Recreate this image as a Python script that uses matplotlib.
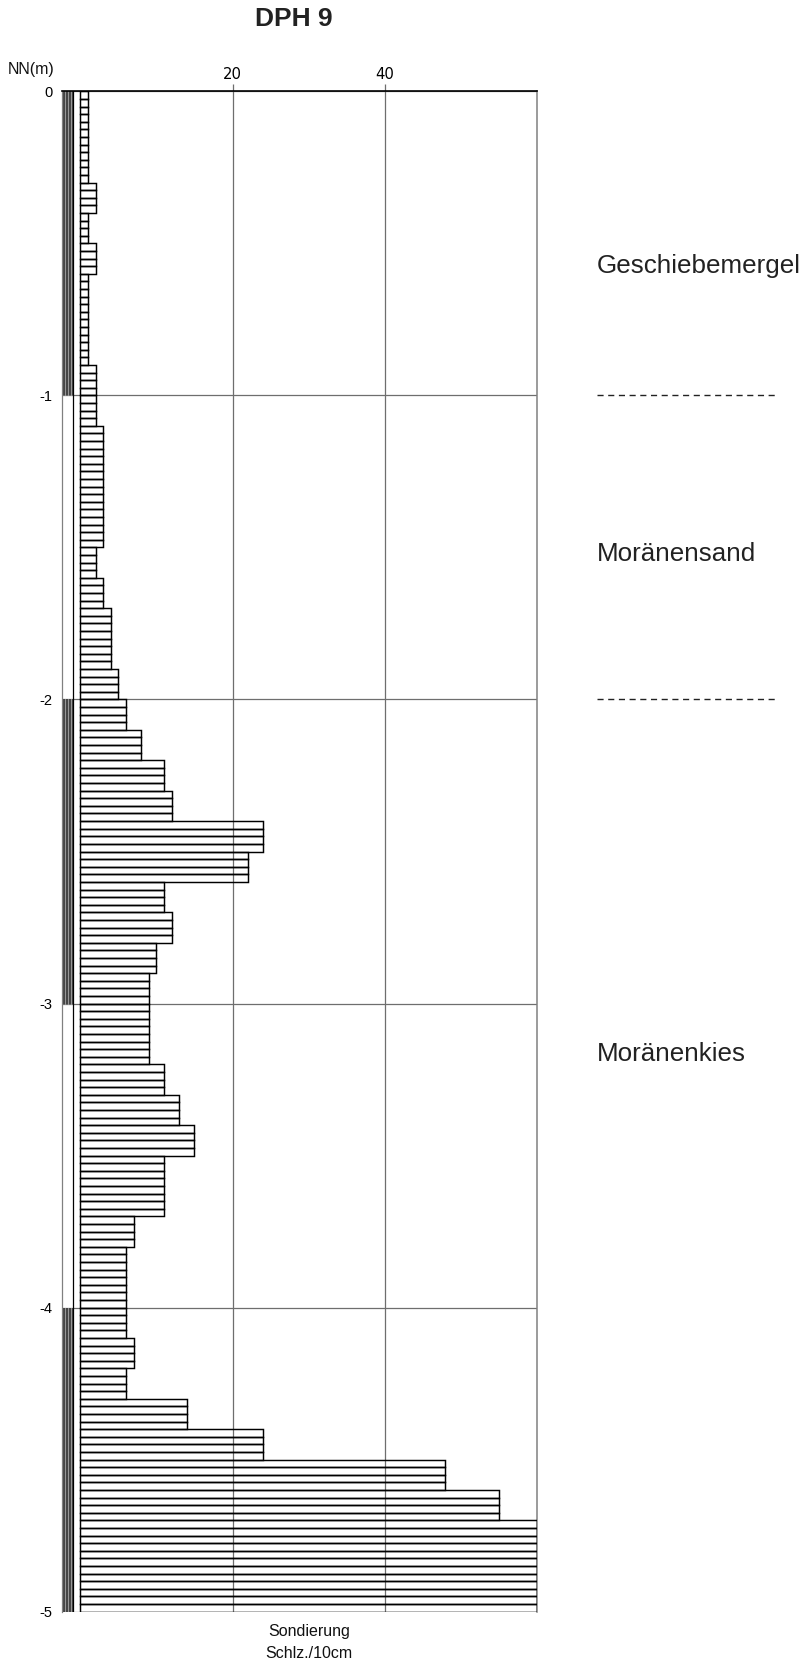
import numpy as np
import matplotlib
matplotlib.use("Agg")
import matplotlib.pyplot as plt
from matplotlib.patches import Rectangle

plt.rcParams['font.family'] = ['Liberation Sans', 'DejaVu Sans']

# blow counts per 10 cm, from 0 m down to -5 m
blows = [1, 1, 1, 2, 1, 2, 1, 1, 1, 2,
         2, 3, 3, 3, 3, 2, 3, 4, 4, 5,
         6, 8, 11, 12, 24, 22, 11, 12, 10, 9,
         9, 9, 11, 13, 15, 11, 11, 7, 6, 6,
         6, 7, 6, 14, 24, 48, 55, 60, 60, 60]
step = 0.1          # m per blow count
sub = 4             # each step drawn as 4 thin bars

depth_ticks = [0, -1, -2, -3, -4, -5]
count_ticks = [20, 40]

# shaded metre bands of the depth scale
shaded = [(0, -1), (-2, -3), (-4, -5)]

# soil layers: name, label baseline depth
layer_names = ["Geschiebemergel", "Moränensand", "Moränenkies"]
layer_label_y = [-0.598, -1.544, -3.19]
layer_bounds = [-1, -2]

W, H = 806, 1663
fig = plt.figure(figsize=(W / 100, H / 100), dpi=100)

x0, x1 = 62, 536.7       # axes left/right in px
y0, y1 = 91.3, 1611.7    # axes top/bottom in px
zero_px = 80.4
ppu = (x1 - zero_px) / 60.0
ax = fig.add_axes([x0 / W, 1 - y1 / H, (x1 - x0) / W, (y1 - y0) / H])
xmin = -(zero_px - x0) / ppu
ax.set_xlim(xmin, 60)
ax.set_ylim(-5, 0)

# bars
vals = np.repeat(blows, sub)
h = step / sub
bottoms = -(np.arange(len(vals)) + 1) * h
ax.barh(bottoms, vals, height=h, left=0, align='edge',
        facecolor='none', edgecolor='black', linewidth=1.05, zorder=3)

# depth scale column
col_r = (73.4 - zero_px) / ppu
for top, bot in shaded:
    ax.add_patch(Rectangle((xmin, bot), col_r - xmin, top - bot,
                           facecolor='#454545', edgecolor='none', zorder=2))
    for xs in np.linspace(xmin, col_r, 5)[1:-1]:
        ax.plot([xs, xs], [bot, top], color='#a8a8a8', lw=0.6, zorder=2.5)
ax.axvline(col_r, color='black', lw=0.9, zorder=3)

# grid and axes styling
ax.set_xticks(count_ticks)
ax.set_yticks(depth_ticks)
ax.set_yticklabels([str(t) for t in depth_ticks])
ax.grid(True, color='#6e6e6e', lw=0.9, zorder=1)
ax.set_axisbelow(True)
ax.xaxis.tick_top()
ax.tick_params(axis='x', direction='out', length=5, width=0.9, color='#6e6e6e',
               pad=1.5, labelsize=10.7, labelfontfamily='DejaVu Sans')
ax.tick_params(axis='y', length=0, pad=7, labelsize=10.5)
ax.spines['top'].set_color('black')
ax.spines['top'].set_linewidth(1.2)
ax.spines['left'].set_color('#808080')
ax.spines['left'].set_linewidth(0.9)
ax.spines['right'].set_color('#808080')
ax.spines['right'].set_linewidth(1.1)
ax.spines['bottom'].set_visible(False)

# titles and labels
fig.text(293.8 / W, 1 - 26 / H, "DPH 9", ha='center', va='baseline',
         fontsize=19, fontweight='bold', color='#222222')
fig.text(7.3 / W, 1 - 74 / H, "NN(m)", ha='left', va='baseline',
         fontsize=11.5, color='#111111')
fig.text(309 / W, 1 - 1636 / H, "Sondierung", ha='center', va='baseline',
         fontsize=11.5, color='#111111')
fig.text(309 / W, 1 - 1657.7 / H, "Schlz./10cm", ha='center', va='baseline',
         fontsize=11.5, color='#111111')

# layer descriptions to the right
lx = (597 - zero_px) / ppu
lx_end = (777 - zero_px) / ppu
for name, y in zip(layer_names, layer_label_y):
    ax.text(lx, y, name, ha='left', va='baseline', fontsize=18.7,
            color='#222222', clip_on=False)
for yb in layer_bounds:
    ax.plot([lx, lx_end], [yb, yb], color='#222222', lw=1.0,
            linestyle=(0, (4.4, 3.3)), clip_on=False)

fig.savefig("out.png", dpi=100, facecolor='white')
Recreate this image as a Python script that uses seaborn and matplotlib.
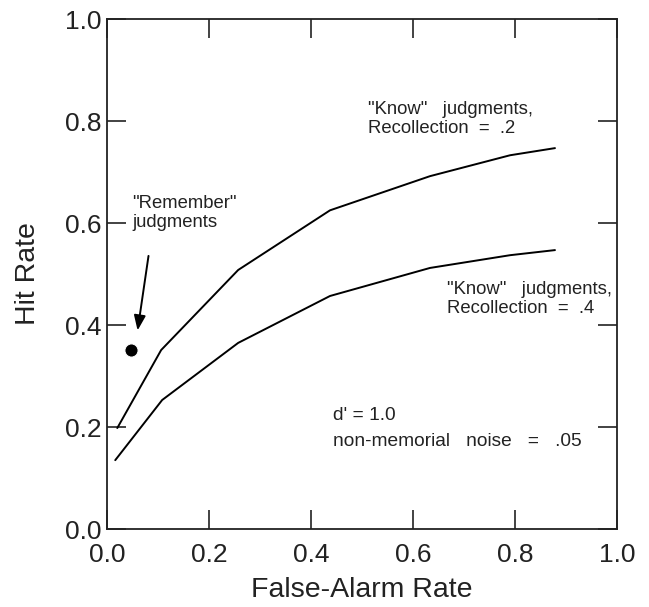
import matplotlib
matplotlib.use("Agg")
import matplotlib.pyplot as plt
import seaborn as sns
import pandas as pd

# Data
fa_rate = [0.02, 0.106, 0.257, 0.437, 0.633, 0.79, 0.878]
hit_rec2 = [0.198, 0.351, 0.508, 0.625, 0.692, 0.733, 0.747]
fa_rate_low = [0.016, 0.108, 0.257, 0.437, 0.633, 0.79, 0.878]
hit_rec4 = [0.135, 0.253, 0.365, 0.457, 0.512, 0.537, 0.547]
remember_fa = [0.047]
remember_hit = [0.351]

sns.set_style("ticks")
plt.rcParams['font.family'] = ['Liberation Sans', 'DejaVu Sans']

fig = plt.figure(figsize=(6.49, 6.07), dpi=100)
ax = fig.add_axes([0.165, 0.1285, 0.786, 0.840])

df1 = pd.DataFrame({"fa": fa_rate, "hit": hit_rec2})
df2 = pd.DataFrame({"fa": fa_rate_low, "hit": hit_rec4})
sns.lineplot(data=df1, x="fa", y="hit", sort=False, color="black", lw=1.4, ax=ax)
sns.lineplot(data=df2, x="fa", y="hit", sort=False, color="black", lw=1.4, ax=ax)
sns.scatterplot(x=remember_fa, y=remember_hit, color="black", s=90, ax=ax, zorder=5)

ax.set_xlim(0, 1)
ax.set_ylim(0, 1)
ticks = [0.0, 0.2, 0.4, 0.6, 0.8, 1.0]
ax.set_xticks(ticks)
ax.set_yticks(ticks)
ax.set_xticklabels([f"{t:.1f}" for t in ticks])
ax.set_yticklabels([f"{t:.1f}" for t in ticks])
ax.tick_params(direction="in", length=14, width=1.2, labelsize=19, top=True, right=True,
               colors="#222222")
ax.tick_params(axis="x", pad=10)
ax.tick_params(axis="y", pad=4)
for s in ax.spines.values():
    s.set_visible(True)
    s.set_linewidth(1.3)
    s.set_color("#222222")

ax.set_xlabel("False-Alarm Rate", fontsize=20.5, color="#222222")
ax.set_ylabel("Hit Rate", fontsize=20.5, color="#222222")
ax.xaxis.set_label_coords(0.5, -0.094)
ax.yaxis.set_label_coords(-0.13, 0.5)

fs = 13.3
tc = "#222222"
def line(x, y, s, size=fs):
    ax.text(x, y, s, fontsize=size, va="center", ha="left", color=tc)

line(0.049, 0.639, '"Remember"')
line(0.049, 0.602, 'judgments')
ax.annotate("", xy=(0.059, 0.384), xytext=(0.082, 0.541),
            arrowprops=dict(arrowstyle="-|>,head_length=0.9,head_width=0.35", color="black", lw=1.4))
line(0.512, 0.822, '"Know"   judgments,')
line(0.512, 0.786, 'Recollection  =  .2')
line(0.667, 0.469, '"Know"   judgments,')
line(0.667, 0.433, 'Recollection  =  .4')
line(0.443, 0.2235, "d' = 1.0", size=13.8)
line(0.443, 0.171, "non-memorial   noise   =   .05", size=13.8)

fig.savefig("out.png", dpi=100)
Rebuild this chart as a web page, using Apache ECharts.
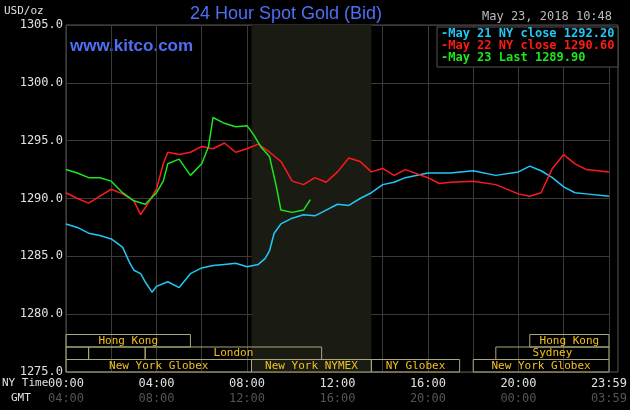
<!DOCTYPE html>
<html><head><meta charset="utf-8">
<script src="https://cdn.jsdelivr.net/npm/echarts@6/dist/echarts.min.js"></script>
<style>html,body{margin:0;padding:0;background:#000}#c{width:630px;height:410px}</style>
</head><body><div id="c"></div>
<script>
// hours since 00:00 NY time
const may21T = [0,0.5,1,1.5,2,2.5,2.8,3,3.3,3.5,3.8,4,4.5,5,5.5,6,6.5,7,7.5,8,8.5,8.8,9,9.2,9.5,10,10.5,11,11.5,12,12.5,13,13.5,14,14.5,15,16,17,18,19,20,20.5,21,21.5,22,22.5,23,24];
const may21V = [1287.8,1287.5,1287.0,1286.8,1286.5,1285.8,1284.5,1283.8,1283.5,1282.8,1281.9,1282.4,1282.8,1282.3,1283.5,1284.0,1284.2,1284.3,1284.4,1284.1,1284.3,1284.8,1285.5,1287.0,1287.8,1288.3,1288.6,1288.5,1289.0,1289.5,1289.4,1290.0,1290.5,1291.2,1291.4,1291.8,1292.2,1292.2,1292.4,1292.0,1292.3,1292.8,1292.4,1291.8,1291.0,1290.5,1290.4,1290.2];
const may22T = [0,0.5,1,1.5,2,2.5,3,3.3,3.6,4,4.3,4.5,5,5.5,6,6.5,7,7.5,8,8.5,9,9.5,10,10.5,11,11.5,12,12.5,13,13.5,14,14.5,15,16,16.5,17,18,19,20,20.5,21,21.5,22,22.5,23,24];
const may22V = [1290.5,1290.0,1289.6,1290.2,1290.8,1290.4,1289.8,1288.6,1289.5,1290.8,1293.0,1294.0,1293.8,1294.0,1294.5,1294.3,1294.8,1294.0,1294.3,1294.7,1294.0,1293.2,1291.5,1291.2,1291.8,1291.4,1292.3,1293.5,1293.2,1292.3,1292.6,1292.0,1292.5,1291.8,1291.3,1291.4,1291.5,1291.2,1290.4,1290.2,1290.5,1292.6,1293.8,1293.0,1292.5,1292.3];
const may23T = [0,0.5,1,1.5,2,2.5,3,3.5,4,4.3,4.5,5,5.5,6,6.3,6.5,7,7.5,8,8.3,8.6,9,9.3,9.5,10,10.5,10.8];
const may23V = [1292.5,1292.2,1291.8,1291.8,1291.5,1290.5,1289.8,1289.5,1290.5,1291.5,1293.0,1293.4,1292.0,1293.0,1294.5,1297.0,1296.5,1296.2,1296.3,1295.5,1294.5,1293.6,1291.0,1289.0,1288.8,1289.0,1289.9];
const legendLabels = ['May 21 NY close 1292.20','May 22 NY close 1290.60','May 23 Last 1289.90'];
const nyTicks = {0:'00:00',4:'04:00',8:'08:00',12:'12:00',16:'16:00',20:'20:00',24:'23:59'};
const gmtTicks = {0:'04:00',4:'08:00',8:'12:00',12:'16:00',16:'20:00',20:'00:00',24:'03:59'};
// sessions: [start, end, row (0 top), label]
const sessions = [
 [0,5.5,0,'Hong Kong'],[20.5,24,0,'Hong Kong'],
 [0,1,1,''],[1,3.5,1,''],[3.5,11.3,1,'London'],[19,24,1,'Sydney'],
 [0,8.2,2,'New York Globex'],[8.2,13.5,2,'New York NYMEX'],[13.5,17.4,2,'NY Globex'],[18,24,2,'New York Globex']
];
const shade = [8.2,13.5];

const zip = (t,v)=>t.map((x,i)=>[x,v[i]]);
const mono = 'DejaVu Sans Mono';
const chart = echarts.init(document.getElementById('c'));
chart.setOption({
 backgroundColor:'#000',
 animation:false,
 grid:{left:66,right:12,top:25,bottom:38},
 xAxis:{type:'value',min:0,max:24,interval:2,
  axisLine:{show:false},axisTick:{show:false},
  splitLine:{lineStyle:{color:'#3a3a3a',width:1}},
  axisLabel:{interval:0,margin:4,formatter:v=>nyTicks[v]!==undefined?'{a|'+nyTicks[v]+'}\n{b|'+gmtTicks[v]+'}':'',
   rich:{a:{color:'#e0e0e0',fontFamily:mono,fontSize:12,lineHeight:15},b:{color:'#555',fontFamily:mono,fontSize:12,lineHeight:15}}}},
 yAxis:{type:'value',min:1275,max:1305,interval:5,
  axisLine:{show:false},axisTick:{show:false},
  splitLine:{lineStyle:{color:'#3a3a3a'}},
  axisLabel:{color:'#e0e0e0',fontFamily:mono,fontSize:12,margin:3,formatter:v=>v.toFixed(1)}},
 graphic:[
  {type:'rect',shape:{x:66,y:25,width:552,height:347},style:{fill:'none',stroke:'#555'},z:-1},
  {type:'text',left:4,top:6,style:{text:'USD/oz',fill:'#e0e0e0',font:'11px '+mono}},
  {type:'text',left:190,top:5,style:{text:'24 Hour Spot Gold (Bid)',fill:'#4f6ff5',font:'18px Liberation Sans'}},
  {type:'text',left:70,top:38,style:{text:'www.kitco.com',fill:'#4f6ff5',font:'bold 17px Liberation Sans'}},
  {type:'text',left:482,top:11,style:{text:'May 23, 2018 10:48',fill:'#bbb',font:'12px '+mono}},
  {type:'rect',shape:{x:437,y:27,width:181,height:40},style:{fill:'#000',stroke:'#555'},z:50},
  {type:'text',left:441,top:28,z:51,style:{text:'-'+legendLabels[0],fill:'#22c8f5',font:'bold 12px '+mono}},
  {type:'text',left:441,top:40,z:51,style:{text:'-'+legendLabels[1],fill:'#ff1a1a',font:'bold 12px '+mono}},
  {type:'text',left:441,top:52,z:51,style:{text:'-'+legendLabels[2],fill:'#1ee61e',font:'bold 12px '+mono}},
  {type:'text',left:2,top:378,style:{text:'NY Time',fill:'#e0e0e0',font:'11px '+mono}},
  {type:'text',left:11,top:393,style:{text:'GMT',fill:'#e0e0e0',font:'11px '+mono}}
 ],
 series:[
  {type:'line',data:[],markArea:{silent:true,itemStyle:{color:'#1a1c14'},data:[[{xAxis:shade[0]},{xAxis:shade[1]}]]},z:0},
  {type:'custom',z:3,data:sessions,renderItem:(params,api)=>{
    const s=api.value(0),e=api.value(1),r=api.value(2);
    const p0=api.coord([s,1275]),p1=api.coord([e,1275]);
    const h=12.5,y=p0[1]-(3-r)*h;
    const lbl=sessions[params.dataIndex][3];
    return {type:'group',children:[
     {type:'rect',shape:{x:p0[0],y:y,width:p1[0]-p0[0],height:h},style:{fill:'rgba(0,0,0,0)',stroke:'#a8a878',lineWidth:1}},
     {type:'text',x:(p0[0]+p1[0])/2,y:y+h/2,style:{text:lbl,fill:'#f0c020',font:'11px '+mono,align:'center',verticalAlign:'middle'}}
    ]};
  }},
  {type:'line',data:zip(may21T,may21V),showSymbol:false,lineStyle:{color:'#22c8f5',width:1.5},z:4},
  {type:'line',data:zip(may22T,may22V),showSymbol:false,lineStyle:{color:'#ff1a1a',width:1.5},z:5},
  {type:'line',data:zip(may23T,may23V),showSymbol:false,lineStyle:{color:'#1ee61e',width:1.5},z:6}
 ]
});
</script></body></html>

========

> What the task requires
Say how many lines have the string "uses" in them, offering no words beyond the number.

> Expected answer
2